Records
-- BEGIN --

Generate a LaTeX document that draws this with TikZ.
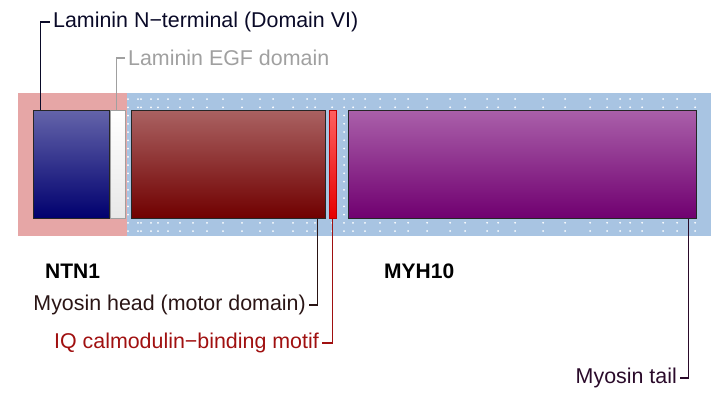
\documentclass[tikz,border=0pt]{standalone}
\usepackage{fontspec}
\setmainfont{Liberation Sans}
\usetikzlibrary{calc}
\definecolor{pinkbg}{HTML}{E6A6A6}
\definecolor{bluebg}{HTML}{A8C4E2}
\definecolor{cnterm}{HTML}{0A0A28}
\definecolor{cegf}{HTML}{A0A0A0}
\definecolor{chead}{HTML}{2A1515}
\definecolor{ciq}{HTML}{A01010}
\definecolor{ctail}{HTML}{2A0A2A}
\begin{document}
\begin{tikzpicture}[x=1pt,y=-1pt,
  dombox/.style={draw, line width=1pt, minimum height=108pt, inner sep=0pt},
  lead/.style={line width=1.5pt},
  lab/.style={font=\fontsize{21.4}{25}\selectfont, inner sep=3pt},
  gname/.style={font=\fontsize{21}{25}\selectfont\bfseries, inner sep=0pt}]
\useasboundingbox (0,0) rectangle (719,397);
% backgrounds
\fill[pinkbg] (18,93) rectangle (127,236);
\fill[bluebg] (127,93) rectangle (711,236);
% dots
\foreach \x in {128,138,141,151,158,168,180,193,207,223,242,260,273,293,307,315,332,344,353,365,380,395,408,427,450,465,487,498,515,543,565,590,607,620,630,642,663,677,695}{
  \foreach \k in {0,...,16}{
    \fill[white] (\x,{99+\k*8.25}) circle (1.0);
  }
}
% domain boxes
\node[dombox, draw=black!85, minimum width=76pt, top color={rgb,255:red,100;green,100;blue,170}, bottom color={rgb,255:red,0;green,0;blue,110}] (ntn) at (71,164) {};
\node[dombox, draw=cegf, minimum width=15pt, top color=white, bottom color={rgb,255:red,232;green,232;blue,232}] (egf) at (117.5,164) {};
\node[dombox, draw=black!85, minimum width=194pt, top color={rgb,255:red,170;green,98;blue,98}, bottom color={rgb,255:red,112;green,0;blue,0}] (head) at (228,164) {};
\node[dombox, draw={rgb,255:red,190;green,0;blue,0}, minimum width=7pt, top color={rgb,255:red,255;green,96;blue,96}, bottom color={rgb,255:red,230;green,0;blue,0}] (iq) at (332.5,164) {};
\node[dombox, draw=black!85, minimum width=348pt, top color={rgb,255:red,170;green,96;blue,170}, bottom color={rgb,255:red,112;green,0;blue,112}] (tail) at (522,164) {};
% labels
\node[lab, text=cnterm, anchor=west] (lnterm) at (50,22) {Laminin N−terminal (Domain VI)};
\node[lab, text=cegf, anchor=west] (legf) at (125,58) {Laminin EGF domain};
\node[lab, text=chead, anchor=east] (lhead) at (309,305) {Myosin head (motor domain)};
\node[lab, text=ciq, anchor=east] (liq) at (322,343) {IQ calmodulin−binding motif};
\node[lab, text=ctail, anchor=east] (ltail) at (680,378) {Myosin tail};
\node[gname, anchor=west] (gntn) at (45,271) {NTN1};
\node[gname, anchor=west] (gmyh) at (384,271) {MYH10};
% leaders
\draw[lead, cnterm] ($(ntn.north west)+(8,0)$) |- (lnterm.west);
\draw[lead, cegf] ($(egf.north)+(-1,0)$) |- (legf.west);
\draw[lead, chead] ($(head.south east)+(-8,0)$) |- (lhead.east);
\draw[lead, ciq] (iq.south) |- (liq.east);
\draw[lead, ctail] ($(tail.south east)+(-8,0)$) |- (ltail.east);
\end{tikzpicture}
\end{document}
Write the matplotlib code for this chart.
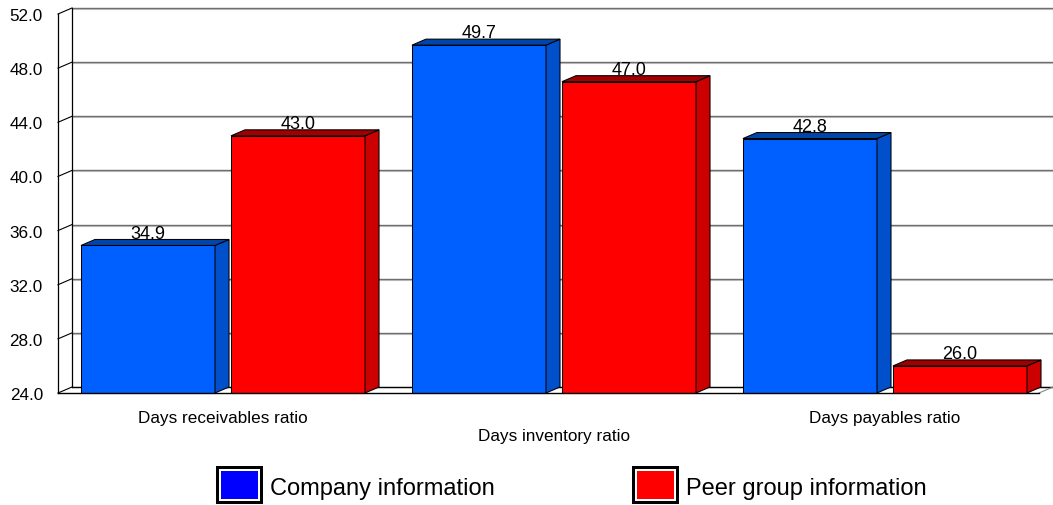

-- END --

Reproduce each entry precisely, dropping only the pictures.

Solution to this task
Generate a LaTeX document that draws this with TikZ.
\documentclass[tikz,border=0pt]{standalone}
\usepackage{fontspec}
\setmainfont{Liberation Sans}
\usetikzlibrary{calc}
\definecolor{pinkbg}{HTML}{E6A6A6}
\definecolor{bluebg}{HTML}{A8C4E2}
\definecolor{cnterm}{HTML}{0A0A28}
\definecolor{cegf}{HTML}{A0A0A0}
\definecolor{chead}{HTML}{2A1515}
\definecolor{ciq}{HTML}{A01010}
\definecolor{ctail}{HTML}{2A0A2A}
\begin{document}
\begin{tikzpicture}[x=1pt,y=-1pt,
  dombox/.style={draw, line width=1pt, minimum height=108pt, inner sep=0pt},
  lead/.style={line width=1.5pt},
  lab/.style={font=\fontsize{21.4}{25}\selectfont, inner sep=3pt},
  gname/.style={font=\fontsize{21}{25}\selectfont\bfseries, inner sep=0pt}]
\useasboundingbox (0,0) rectangle (719,397);
% backgrounds
\fill[pinkbg] (18,93) rectangle (127,236);
\fill[bluebg] (127,93) rectangle (711,236);
% dots
\foreach \x in {128,138,141,151,158,168,180,193,207,223,242,260,273,293,307,315,332,344,353,365,380,395,408,427,450,465,487,498,515,543,565,590,607,620,630,642,663,677,695}{
  \foreach \k in {0,...,16}{
    \fill[white] (\x,{99+\k*8.25}) circle (1.0);
  }
}
% domain boxes
\node[dombox, draw=black!85, minimum width=76pt, top color={rgb,255:red,100;green,100;blue,170}, bottom color={rgb,255:red,0;green,0;blue,110}] (ntn) at (71,164) {};
\node[dombox, draw=cegf, minimum width=15pt, top color=white, bottom color={rgb,255:red,232;green,232;blue,232}] (egf) at (117.5,164) {};
\node[dombox, draw=black!85, minimum width=194pt, top color={rgb,255:red,170;green,98;blue,98}, bottom color={rgb,255:red,112;green,0;blue,0}] (head) at (228,164) {};
\node[dombox, draw={rgb,255:red,190;green,0;blue,0}, minimum width=7pt, top color={rgb,255:red,255;green,96;blue,96}, bottom color={rgb,255:red,230;green,0;blue,0}] (iq) at (332.5,164) {};
\node[dombox, draw=black!85, minimum width=348pt, top color={rgb,255:red,170;green,96;blue,170}, bottom color={rgb,255:red,112;green,0;blue,112}] (tail) at (522,164) {};
% labels
\node[lab, text=cnterm, anchor=west] (lnterm) at (50,22) {Laminin N−terminal (Domain VI)};
\node[lab, text=cegf, anchor=west] (legf) at (125,58) {Laminin EGF domain};
\node[lab, text=chead, anchor=east] (lhead) at (309,305) {Myosin head (motor domain)};
\node[lab, text=ciq, anchor=east] (liq) at (322,343) {IQ calmodulin−binding motif};
\node[lab, text=ctail, anchor=east] (ltail) at (680,378) {Myosin tail};
\node[gname, anchor=west] (gntn) at (45,271) {NTN1};
\node[gname, anchor=west] (gmyh) at (384,271) {MYH10};
% leaders
\draw[lead, cnterm] ($(ntn.north west)+(8,0)$) |- (lnterm.west);
\draw[lead, cegf] ($(egf.north)+(-1,0)$) |- (legf.west);
\draw[lead, chead] ($(head.south east)+(-8,0)$) |- (lhead.east);
\draw[lead, ciq] (iq.south) |- (liq.east);
\draw[lead, ctail] ($(tail.south east)+(-8,0)$) |- (ltail.east);
\end{tikzpicture}
\end{document}
Write the matplotlib code for this chart.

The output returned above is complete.